While ORSA only impacts the largest insurers at the present time, it is my belief that more insurers will face the requirement over time. It is well known that regulation does contract. For those insurers not already using ERM, it will be a costly burden to implement.
What regulators will do with the data and information in the ORSA reports is a matter of concern. What they expect to learn of regulatory importance is not clear. One financial rating agency has said they do not anticipate ORSA to reveal unknown risks.
Regulators in the U.S. are not management consultants nor do we want them to be. In some other countries regulators come close to assuming such a role. In the U.S., we believe in the rule of law and due process, which limits what a regulator can do.
Unauthorized meddling into an insurer’s affairs is not permitted despite best intentions. The present statutory environment in the U.S. only permits a regulator to interfere with a company’s operations when it is in a hazardous condition or trending in that direction based on actual results, not future possibilities.
Another area of concern is the current international discussions for group capital standards for global insurance firms. This is not only another example of theoretical regulation but more importantly directly conflicts with the findings and recommendations of the NAIC’s “1968 Study of Insurance Holding Company Regulation.” This report was in direct response to real problems at the time.
Nothing has occurred that I am aware that should cause abandonment of the report’s findings and recommendations except, of course, those outside the U.S., encouraged to some extent by certain federal agencies, that want such reform. It is further unnecessary, since the U.S. requires an insurance entity to have more than sufficient capital to support its insurance and other obligations.
A similar requirement already exists in most jurisdictions outside the U.S. Since insurance is inherently a most uncertain business, we required conservative accounting conventions to be followed by insurers. The U.S. does not believe in a system where an affiliated entity can be called upon to provide a cushion or absorb a loss resulting from a mistake or misfortune of a related company, except under certain circumstances.

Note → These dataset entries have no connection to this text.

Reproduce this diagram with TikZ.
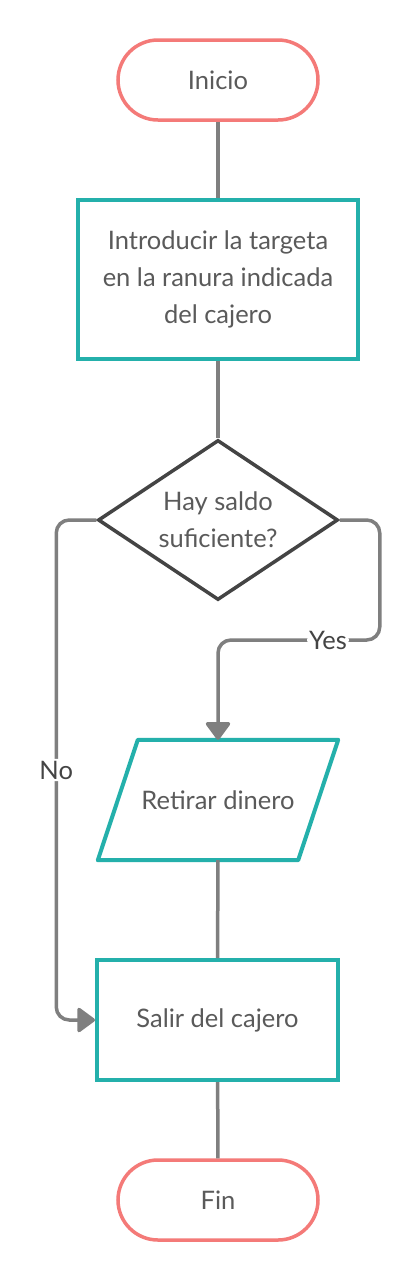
\documentclass[tikz,border=0pt]{standalone}
\usepackage{fontspec}
\setmainfont{Lato}
\usetikzlibrary{shapes.geometric,arrows.meta}
\definecolor{termred}{HTML}{F47A78}
\definecolor{stepteal}{HTML}{24B0AB}
\definecolor{linegray}{HTML}{7F7F7F}
\definecolor{decgray}{HTML}{444444}
\definecolor{textgray}{HTML}{5A5A5A}
\tikzset{
  terminal/.style={draw=termred, line width=3.5pt, rounded corners=40pt,
    minimum width=200pt, minimum height=80pt, text=textgray},
  stepbox/.style={draw=stepteal, line width=4pt, minimum width=280pt,
    minimum height=159pt, align=center, text=textgray},
  decision/.style={diamond, draw=decgray, line width=3.5pt, aspect=1.5,
    minimum width=240pt, minimum height=160pt, inner sep=0pt, align=center, text=textgray},
  iobox/.style={minimum width=240pt, minimum height=120pt, text=textgray},
  ioframe/.style={draw=stepteal, line width=4pt, line join=round},
  conn/.style={draw=linegray, line width=3.5pt, rounded corners=13pt},
  tip/.style={-{Triangle[length=19pt,width=27pt,round]}},
  flowlabel/.style={fill=white, text=decgray, inner sep=2pt}
}
\begin{document}
\begin{tikzpicture}[x=1pt, y=-1pt, font=\fontsize{25.5}{37}\selectfont]
    \useasboundingbox[fill=white] (0,0) rectangle (418,1280);

    % Nodes
    \node[terminal] (start) at (218,80) {Inicio};
    \node[stepbox] (card) at (218,279.5) {Introducir la targeta\\en la ranura indicada\\del cajero};
    \node[decision] (check) at (218,520) {Hay saldo\\suficiente?};
    \node[iobox] (withdraw) at (218,800) {Retirar dinero};
    \node[stepbox, minimum width=241pt, minimum height=120pt] (leave) at (217.5,1020) {Salir del cajero};
    \node[terminal] (finish) at (218,1200) {Fin};

    % Slanted input/output frame
    \draw[ioframe] ([xshift=40pt]withdraw.north west) -- (withdraw.north east)
        -- ([xshift=-40pt]withdraw.south east) -- (withdraw.south west) -- cycle;

    % Straight connections
    \draw[conn] (start) -- (card);
    \draw[conn] (card) -- (check);
    \draw[conn] (withdraw) -- (leave);
    \draw[conn] (leave) -- (finish);

    % No branch
    \draw[conn, tip] (check.west) -- ++(-40,0) |- node[pos=0.25, flowlabel] {No} (leave.west);
    % Yes branch
    \draw[conn, tip] (check.east) -- ++(40,0) -- ++(0,120) -| node[pos=0.16, flowlabel] {Yes} (withdraw.north);
\end{tikzpicture}
\end{document}
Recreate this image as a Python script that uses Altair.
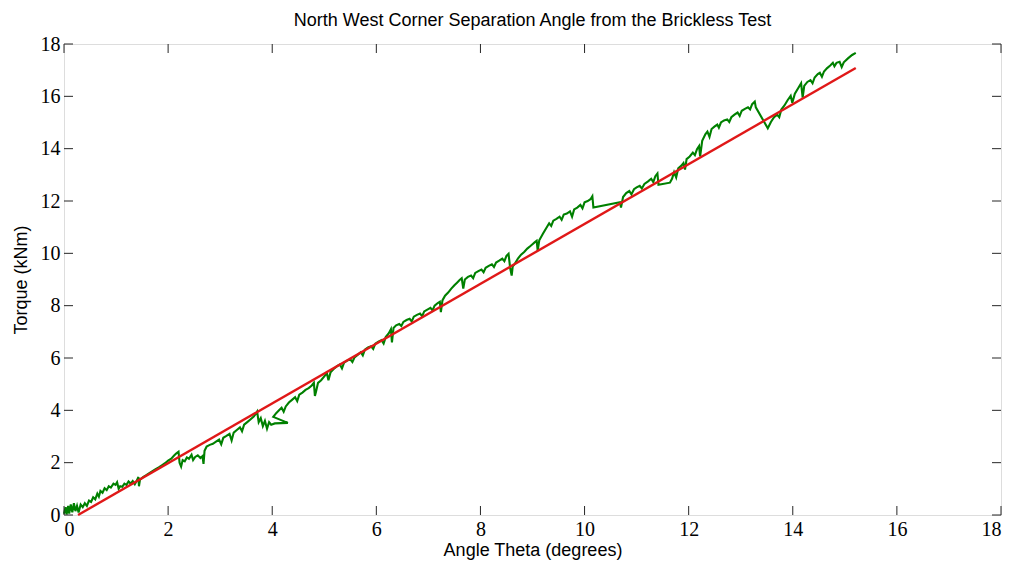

Nevertheless, the NAIC’s working group on Com Frame recently released a discussion draft on approaches to group capital calculation. Requiring excess capital in the U.S. will discourage new entrants and reduce competition. It appears to me that Central Bankers of the world want a global capital standard for the insurance industry for the simple reason that insurers have never had one. This has existed for good reason – the risks of an insurer are much different than those of a bank. Further, the lack of a standard for insurers did not cause or lengthen the financial crisis.
There is at least one non-U.S. practice that we ought to consider adopting in the U.S. It concerns accountability. As Richard Stewart stated in 2003, the U.S. should adopt the admirable British tradition of commissioning analytical studies after something affecting the public interest goes seriously wrong. So, it would be my recommendation that the NAIC require itself to conduct a study of major insurance failures.
The study would identify the root causes of the failure, whether regulators responded timely and appropriately and had the necessary regulatory tools. It was routinely done before and resulted in the pragmatic regulation that has well served the insurance industry and policyholders.
America has had an exceptional state-based insurance regulatory system for a long time. It does not require a radical change. Its merits, successes and how it meets the needs of the U.S. marketplace should be explained to those that propose to dramatically alter it.